Thursday 18 September 2014

The Act of Copying

^Cast Courts at the Victoria & Albert Museum (source)

Aside from qualified usage in fine-art contexts, copying is generally thought of as a negative act, something which detracts from its source, and there are formidable legislative structures in place to prevent its unlicensed proliferation. Originality, creativity, novelty, innovation, these are ideals that we are told to actively pursue in our working lives. No management consultant would come to your company and tell you to slavishly copy someone else’s designs, or office structure down to the smallest detail, no matter how great the office in question. No good contemporary teacher would ask his or her class to memorise the entirety of an epic poem by rote, no matter how great the poem. 

Today’s all important quality is originality, and so the epic poem is not memorised, but reinterpreted, not recited but performed and reinvented by the class, all in the search for innovation. But copying in its most positive sense is a creative act, in fact it lies at the very foundation of creativity. It is only through the hard work of copying, of systematically reproducing something as in traditional pedagogy, that one can fully digest and comprehend the fullness of what came before, understand it in all its complexity, failures and triumphs, and therefore be able to eventually move beyond it. Every time a new Asian economy raises itself to manufacturing powerhouse status, I hear people dismiss its rise as not being a threat to us because “they only know how to copy, not innovate”. But it is precisely this movement through a period of intense study, analysis and imitation of predecessors that paves the way for a profound and entirely singular leap forward in firmly grounded innovation. Just look at those copiers who are now arch-innovators like Japan, Taiwan, emerging S Korea and soon China. 
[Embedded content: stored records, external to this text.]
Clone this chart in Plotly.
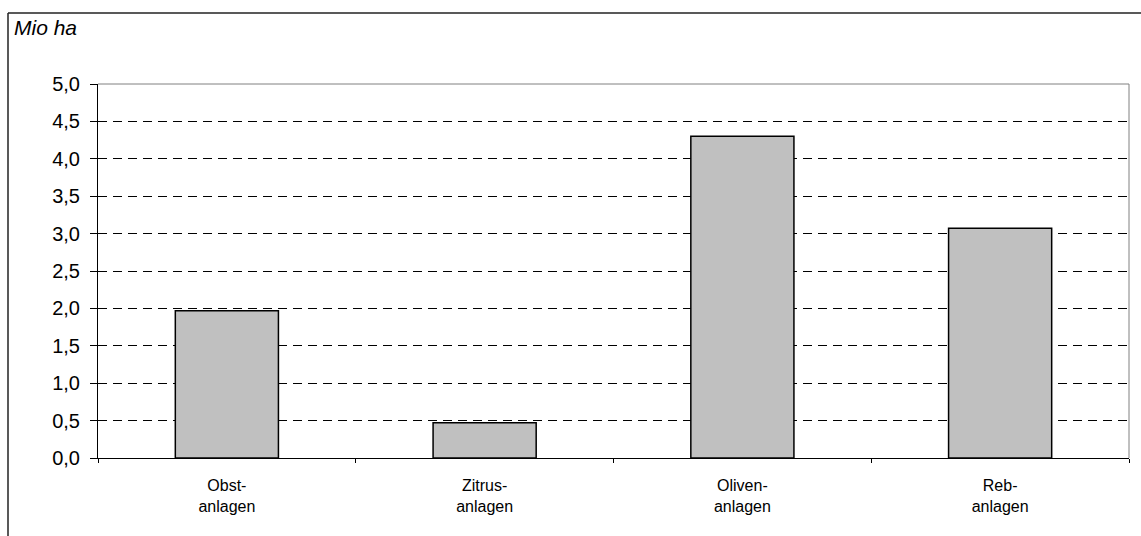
import plotly.graph_objects as go

categories = ["Obst-<br>anlagen", "Zitrus-<br>anlagen", "Oliven-<br>anlagen", "Reb-<br>anlagen"]
values = [1.97, 0.47, 4.30, 3.07]
y_ticks = [0.0, 0.5, 1.0, 1.5, 2.0, 2.5, 3.0, 3.5, 4.0, 4.5, 5.0]

W, H = 1141, 536
ML, MR, MT, MB = 98, 12, 84, 78
pw, ph = W - ML - MR, H - MT - MB

def px_x(p):
    return (p - ML) / pw

def px_y(p):
    return (H - MB - p) / ph

FONT = "Arial, 'Liberation Sans', sans-serif"

fig = go.Figure(go.Bar(
    x=categories, y=values,
    marker=dict(color="#C0C0C0", line=dict(color="#000000", width=1.5)),
    width=0.4,
))

fig.update_layout(
    width=W, height=H,
    margin=dict(l=ML, r=MR, t=MT, b=MB),
    paper_bgcolor="white", plot_bgcolor="white",
    separators=",.",
    showlegend=False,
    font=dict(family=FONT, color="#000000"),
    shapes=[
        dict(type="line", xref="paper", yref="paper", x0=0, x1=1, y0=1, y1=1,
             line=dict(color="#808080", width=1), layer="above"),
        dict(type="line", xref="paper", yref="paper", x0=1, x1=1, y0=0, y1=1,
             line=dict(color="#808080", width=1), layer="above"),
        dict(type="line", xref="paper", yref="paper", x0=px_x(8), x1=1.05,
             y0=px_y(13), y1=px_y(13), line=dict(color="#222222", width=1.5)),
        dict(type="line", xref="paper", yref="paper", x0=px_x(8), x1=px_x(8),
             y0=px_y(13), y1=-0.3, line=dict(color="#222222", width=1.5)),
    ],
    annotations=[
        dict(text="<i>Mio ha</i>", xref="paper", yref="paper", x=px_x(12), y=px_y(27),
             xanchor="left", yanchor="middle", showarrow=False,
             font=dict(size=21, family=FONT, color="#000000")),
    ],
)

fig.update_xaxes(
    type="category",
    tickson="boundaries",
    ticks="outside", ticklen=4, tickcolor="#000000",
    showline=True, linecolor="#000000", linewidth=1,
    showgrid=False,
    tickfont=dict(size=16, family=FONT, color="#000000"),
    ticklabelstandoff=13,
    range=[-0.5, 3.5],
)

fig.update_yaxes(
    range=[0, 5],
    tickvals=y_ticks,
    tickformat=".1f",
    ticks="outside", ticklen=7, tickcolor="#000000",
    showline=True, linecolor="#000000", linewidth=1,
    zeroline=False,
    showgrid=True, gridcolor="#000000", gridwidth=1, griddash="9px,6px",
    tickfont=dict(size=20, family=FONT, color="#000000"),
    ticklabelstandoff=6,
)

fig.write_html(
    "out.html",
    config={"displayModeBar": False},
    post_script="document.body.style.margin='0';document.body.style.padding='0';",
)
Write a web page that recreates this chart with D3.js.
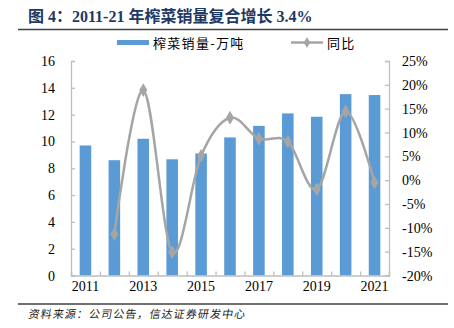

Without the studied and entirely positive process of copying, we will only move like crabs sideways, endlessly searching for titillating novelty which is bereft of substance, because genuine newness comes rarely, and can only arise out of a totally thorough understanding of what came before. Architectural education currently has a dearth of copying and a surfeit of apparent novelty. If given precedents at all, students (even in their first year) are pressured to critically re-read, re-interpret, re-analyse and rapidly re-design and re-imagine whatever building, project, square, or city they have been handed to study. There is never the slightest chance that they may have the time to slowly comprehend the subtle complexities of their object of analysis, and thereby be handed the chance to one day surpass it. Instead they are goaded into generating sexy click-bait that has all the depth of a very well-illustrated conceit, and like satirical illustrations are entirely dependent on precedents that have been barely understood, let alone been superseded. Let us have a break from originality for a while, let the kids copy.